The misconception about slower acceleration could be due to the engine's soundtrack. Not a screamer like Freddie Mercury in I Want to Break Free
- that's more Porsche GT3. Neither does it have the slightly anonymous
but crushingly effective techno-V6 beat like the new Nissan GT-R.
This one has a classic, can't be hurried rhythm like Andy Summers' guitar riff in Every Breath You Take. Or the more appropriate but less famous Cose Della Vita by Eros Ramazotti. Tina Turner sings about emotional transitions, with great soul. She could be referring to the S5.



Unfortunately,
Audi asked for the car back despite my expressing the need to screen
the car further for performance enhancing modifications, given its gold
medal status.
All that's left to be said is S5 drivers have the rhythm, and I got the blues.

*Riding
the roller-coaster" - The "Rheinische Post" newspaper, issue: December
08, 2007, reports on the ZF automatic 8-speed transmission: "However,
modern automatic transmissions are not only more comfortable and safer
than manual ones but, at the same time, also more economical and
sporty.

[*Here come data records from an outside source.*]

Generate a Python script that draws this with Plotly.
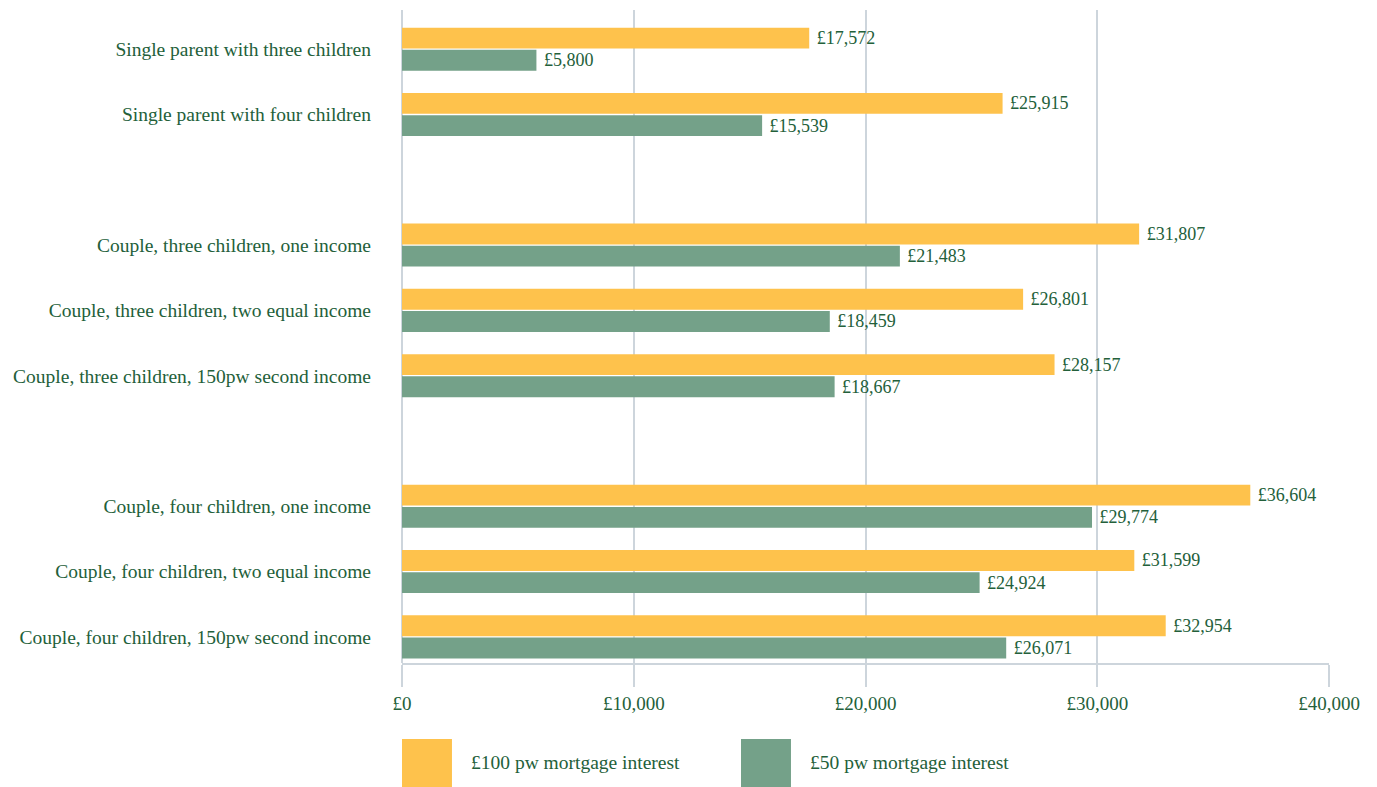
import plotly.graph_objects as go

categories = [
    "Single parent with three children",
    "Single parent with four children",
    "Couple, three children, one income",
    "Couple, three children, two equal income",
    "Couple, three children, 150pw second income",
    "Couple, four children, one income",
    "Couple, four children, two equal income",
    "Couple, four children, 150pw second income",
]
group_of = [0, 0, 1, 1, 1, 2, 2, 2]
series_names = ["£100 pw mortgage interest", "£50 pw mortgage interest"]
values_100 = [17572, 25915, 31807, 26801, 28157, 36604, 31599, 32954]
values_50 = [5800, 15539, 21483, 18459, 18667, 29774, 24924, 26071]
x_ticks = [0, 10000, 20000, 30000, 40000]
x_tick_labels = ["£0", "£10,000", "£20,000", "£30,000", "£40,000"]

YELLOW = "#FEC24C"
GREEN = "#74A189"
TEXT = "#23603A"
GRID = "#CDD5DC"
FONT = "Liberation Serif"

# positions: one empty slot between groups
ypos = [i + g for i, g in enumerate(group_of)]

fig = go.Figure()
for name, vals, col in [(series_names[0], values_100, YELLOW), (series_names[1], values_50, GREEN)]:
    fig.add_trace(go.Bar(
        y=ypos, x=vals, orientation="h", name=name,
        marker=dict(color=col, line=dict(width=0)),
        text=[f" £{v:,}" for v in vals], textposition="outside",
        textfont=dict(family=FONT, size=18, color=TEXT),
        cliponaxis=False, showlegend=False,
    ))

fig.update_layout(
    width=1377, height=787,
    margin=dict(l=394, r=56, t=2, b=132),
    plot_bgcolor="white", paper_bgcolor="white",
    barmode="group", bargap=0.32, bargroupgap=0.06,
    font=dict(family=FONT, size=19, color=TEXT),
)
fig.update_xaxes(
    range=[0, 40000], tickvals=x_ticks, ticktext=x_tick_labels,
    showgrid=True, gridcolor=GRID, gridwidth=1.5,
    zeroline=True, zerolinecolor=GRID, zerolinewidth=1.5,
    showline=True, linecolor=GRID, linewidth=1.5,
    ticks="outside", ticklen=22, tickcolor=GRID, tickwidth=1.5,
    tickfont=dict(family=FONT, size=19, color=TEXT),
)
fig.update_yaxes(
    range=[max(ypos) + 0.4, -0.6], tickvals=ypos, ticktext=categories,
    showgrid=False, zeroline=False, showline=False, ticks="",
    ticklabelstandoff=30,
    tickfont=dict(family=FONT, size=19.5, color=TEXT),
)

# legend drawn manually with large squares
legend_items = [(series_names[0], YELLOW, 0.0), (series_names[1], GREEN, 0.3657)]
for name, col, x0 in legend_items:
    fig.add_shape(type="rect", xref="paper", yref="paper",
                  x0=x0, x1=x0 + 0.0539, y0=-0.193, y1=-0.1164,
                  fillcolor=col, line=dict(width=0))
    fig.add_annotation(xref="paper", yref="paper", x=x0 + 0.0723, y=-0.1531,
                       text=name, showarrow=False, xanchor="left", yanchor="middle",
                       font=dict(family=FONT, size=19.5, color=TEXT))

fig.write_html("out.html")
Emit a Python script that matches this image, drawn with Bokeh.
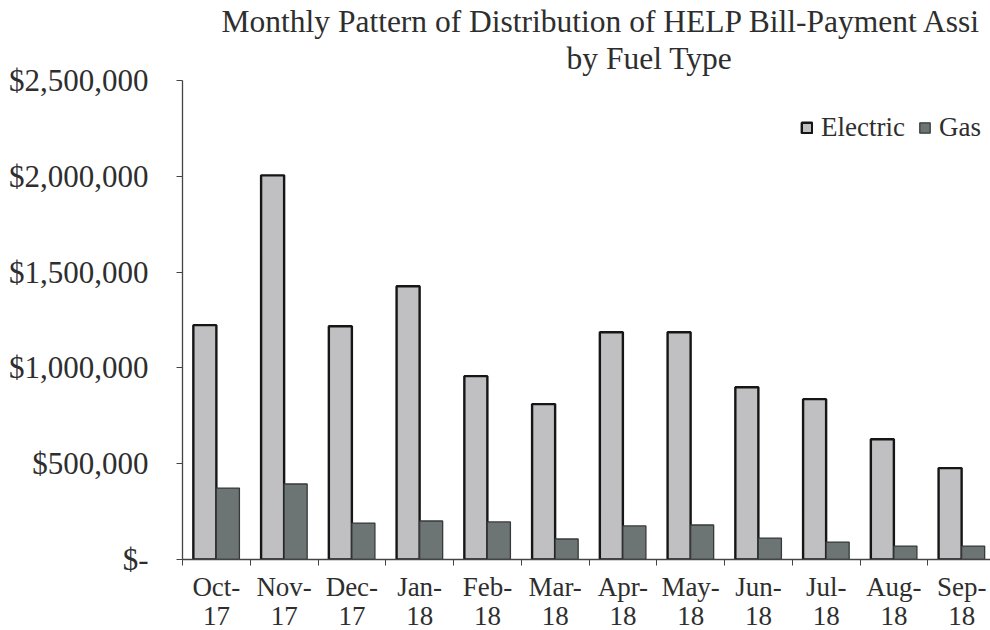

In future, the new automatic 8-speed transmission by the
transmission expert ZF Friedrichshafen is to achieve consumption values
which can probably scarcely be attained with a manual transmission...
The prejudice that the response times of automatic transmissions are
much longer than with manual transmissions, has not held true for a
long time now: The new 6-speed automatic transmission by ZF already
reacts twice as fast as its predecessors - within 100 milliseconds,
which the driver no longer perceives as "waiting time"."